The engines are optimized for a cruise speed of around 560 miles per hour, where fuel burn is relatively stable for such a large aircraft. Even so, pushing nearly 70,000 pounds of total thrust through deeply buried intakes is inherently inefficient compared to exposed, high-bypass commercial engines. The result is consistent, heavy fuel use that aligns with the bomber’s strategic purpose rather than civilian expectations.
Stealth as the Real Metric of Efficiency
When asking how many miles per gallon a B-2 gets, the more revealing question may be what that fuel buys. Each gallon contributes to an aircraft with one of the smallest radar cross sections ever achieved, often compared to that of a small bird. This near-invisibility allows the B-2 to fly routes and strike targets that would be suicidal for conventional bombers.

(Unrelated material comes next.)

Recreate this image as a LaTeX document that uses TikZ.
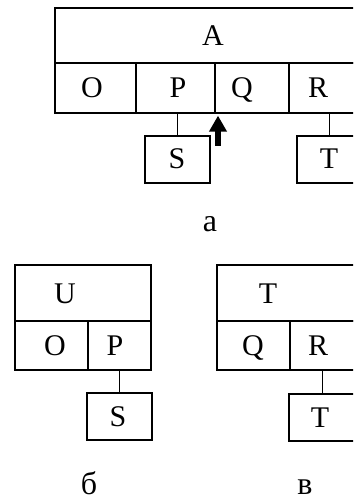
\documentclass[tikz,border=0pt]{standalone}
\usepackage{fontspec}
\setmainfont{Liberation Serif}
\usetikzlibrary{arrows.meta}

\begin{document}
\begin{tikzpicture}[x=1pt, y=-1pt,
  box/.style={draw, line width=1.3pt, inner sep=0pt},
  txt/.style={anchor=base, inner sep=0pt, font=\fontsize{30}{30}\selectfont},
  sublabel/.style={anchor=base, inner sep=0pt, font=\fontsize{32}{32}\selectfont}]
  \useasboundingbox (0,0) rectangle (353,502);
  \clip (0,0) rectangle (353,502);

  % Record A
  \node[box, minimum width=310, minimum height=55] (hA) at (210,35.5) {};
  \node[box, minimum width=81, minimum height=50] (cO) at (95.5,88) {};
  \node[box, minimum width=79, minimum height=50] (cP) at (175.5,88) {};
  \node[box, minimum width=74, minimum height=50] (cQ) at (252,88) {};
  \node[box, minimum width=76, minimum height=50] (cR) at (327,88) {};
  \node[box, minimum width=65, minimum height=47] (bS) at (177.5,159.5) {};
  \node[box, minimum width=65, minimum height=47] (bT) at (329.5,159.5) {};
  \node[txt] (tA) at (213,46) {A};
  \node[txt] (tO) at (92,98) {O};
  \node[txt] (tP) at (178,98) {P};
  \node[txt] (tQ) at (242,98) {Q};
  \node[txt] (tR) at (318,98) {R};
  \node[txt] (tS) at (177,169) {S};
  \node[txt] (tT) at (329,169) {T};

  % Links
  \draw[line width=1.3pt] (bS.north) -- (bS.north |- cP.south);
  \draw[line width=1.3pt] (bT.north) -- (bT.north |- cR.south);

  % Pointer
  \coordinate (tail) at (218,146);
  \draw[line width=5.5pt, -{Triangle[width=17pt, length=16pt]}, shorten >=2pt]
    (tail) -- (tail |- cP.south east);

  \node[sublabel] (la) at (210,232) {а};

  % Record U
  \node[box, minimum width=136, minimum height=56] (hU) at (83,293) {};
  \node[box, minimum width=73, minimum height=49] (uO) at (51.5,345.5) {};
  \node[box, minimum width=63, minimum height=49] (uP) at (119.5,345.5) {};
  \node[box, minimum width=65, minimum height=47] (uS) at (119.5,416.5) {};
  \node[txt] (tU) at (65,303) {U};
  \node[txt] (tuO) at (55,355) {O};
  \node[txt] (tuP) at (115,355) {P};
  \node[txt] (tuS) at (118,426) {S};
  \draw[line width=1.3pt] (uS.north) -- (uP.south);
  \node[sublabel] (lb) at (89,494) {б};

  % Record T
  \node[box, minimum width=139, minimum height=56] (hT) at (286.5,293) {};
  \node[box, minimum width=73, minimum height=49] (vQ) at (253.5,345.5) {};
  \node[box, minimum width=65, minimum height=49] (vR) at (322.5,345.5) {};
  \node[box, minimum width=67, minimum height=47] (vT) at (322.5,417.5) {};
  \node[txt] (thT) at (268,303) {T};
  \node[txt] (tvQ) at (253,355) {Q};
  \node[txt] (tvR) at (318,355) {R};
  \node[txt] (tvT) at (320,427) {T};
  \draw[line width=1.3pt] (vT.north) -- (vR.south);
  \node[sublabel] (lv) at (305,494) {в};
\end{tikzpicture}
\end{document}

From this perspective, efficiency is measured not in distance but in penetration capability per gallon. A non-stealth bomber might require escorts, electronic warfare support, and multiple sorties to achieve what a single B-2 can do alone. The fuel burned by those additional aircraft can quickly exceed the B-2’s own consumption.

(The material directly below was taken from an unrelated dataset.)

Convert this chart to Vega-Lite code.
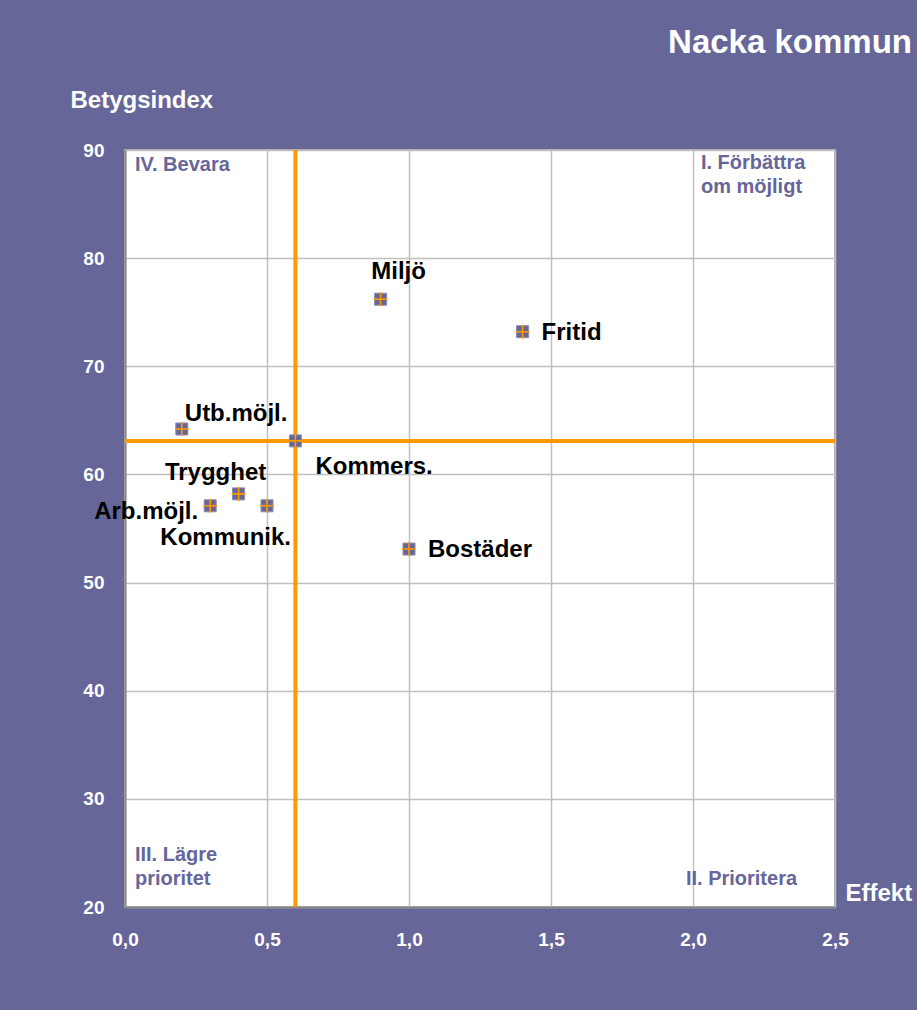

Fleet Size and Strategic Scarcity
Only 19 operational B-2 Spirits remain in service, making each aircraft a scarce national asset. With so few airframes available, every mission is carefully planned, and fuel consumption is accepted as the cost of maintaining a credible long-range strike option. The bomber’s mileage figure underscores why it is reserved for high-value targets rather than routine patrols.
As the B-21 Raider approaches service entry, expectations are that newer materials, digital design, and more efficient systems will modestly improve fuel performance. Even so, stealth bombers are unlikely to ever rival commercial aircraft in miles per gallon. Their purpose lies elsewhere, in deterrence and decisive reach.

What the Miles Per Gallon Figure Really Means
A B-2 Spirit’s 0.28 miles per gallon is less a condemnation of inefficiency and more a reflection of priorities. It represents the energy cost of flying undetected across oceans, carrying weapons capable of altering geopolitical outcomes, and returning without landing. In civilian terms, the number is shocking. In strategic terms, it is simply the price of dominance.
Fuel efficiency, when viewed through the lens of the B-2, becomes a reminder that some machines are built not to save resources, but to achieve outcomes that no other platform can deliver. The miles per gallon are low, but the strategic value per gallon remains unmatched.